Besides the Rochambeau Bridge, there are few bridge crossings of the Housatonic River in this area. The nearest crossing to the north is the Route 133 bridge, which links Brookfield to Bridgewater, and the nearest crossing to the south is the Route 34 bridge at Stevenson Dam, which links Monroe to Oxford.   

Mrs Llodra said that when all planning details for the Glen Road bridge project become available, the information would be publicized by the town to ensure that residents know and understand the project’s implications and constraints during the bridge’s closure for renovation.

 

DOT Spokesman: Revised Plans Will Not Compromise Renovation

DOT spokesman Kevin Nursick said the Glen Road bridge repair project will include repairs to the span’s steel trusses, repainting steel members, the cleaning and painting of bridge bearings, and renovations to the structure’s concrete deck.

The DOT’s original plans for the bridge’s improvement have been modified, reducing the estimated cost of the project from approximately $6 million to $5 million. Planning changes include repairing the bearings and repairing the deck, instead of replacing the bearings and replacing the deck, he said.

During much of the bridge project, alternating two-way traffic would cross the bridge, but during periods when certain bridge construction work is under way, the bridge would be completely closed to traffic, he said.

The changes in bridge renovation plans mean that the time period during which the bridge needs to be completely closed to traffic will be shorter than would have been necessary if the bridge deck were to have been completely replaced, he said.

Mr Nursick said that the revised bridge plans will not compromise the quality of the bridge renovation project.

The project is planned to start in April 2015 and be completed within 12 months, he said, adding that some work may occur during the winter of 2014-15.

The bridge’s closure to all traffic likely would occur sometime near the end of the project, he said.

Mr Nursick said that no detour for the Glen Road bridge would be in effect throughout the winter of 2014-15.

The DOT will be putting the project out to bid, he said.

The bridge is listed by DOT as “structurally deficient,” resulting in the span receiving a “poor” rating,   requiring that it be rehabilitated.

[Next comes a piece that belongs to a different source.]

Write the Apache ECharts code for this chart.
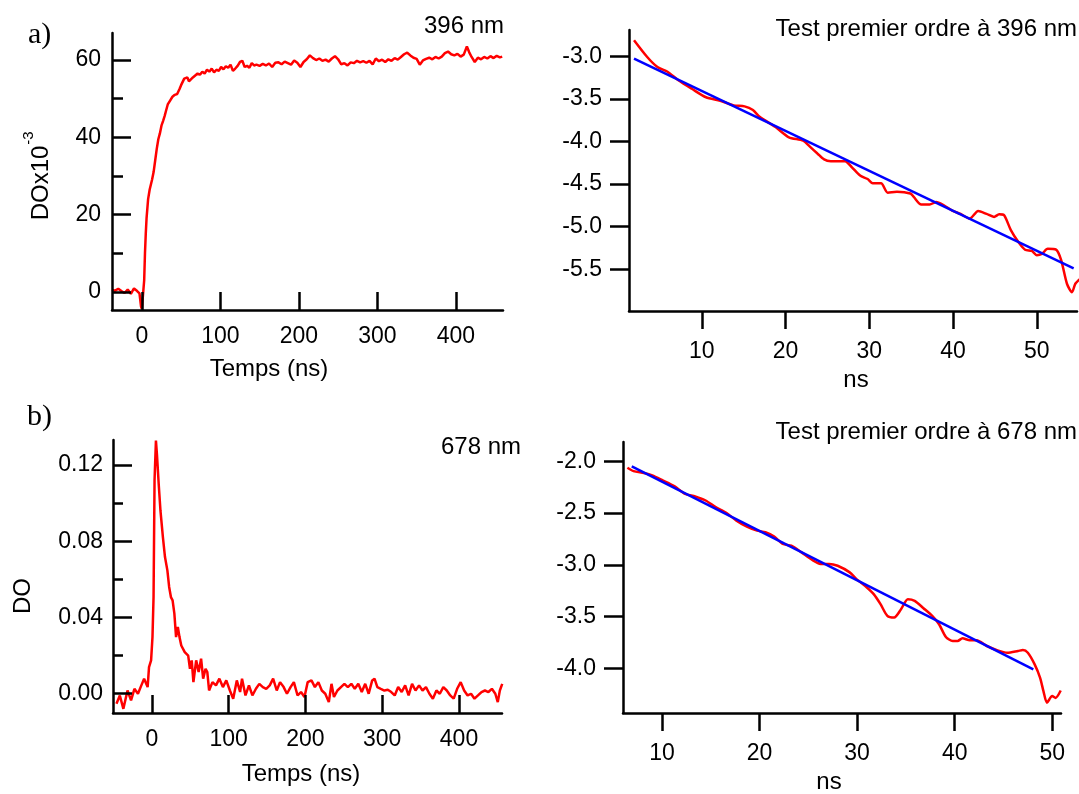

The span was constructed in 1936. The DOT performed a major improvement project on the bridge in 1986.

The bridge is listed on the Connecticut Historic Bridge Inventory and is eligible for placement on the National Register of Historic Places. The span carries about 3,100 vehicles daily.

In June 2011, DOT held an informational session to  explain the bridge improvement project. At that time, it was thought that the bridge renovation project would start in April 2013.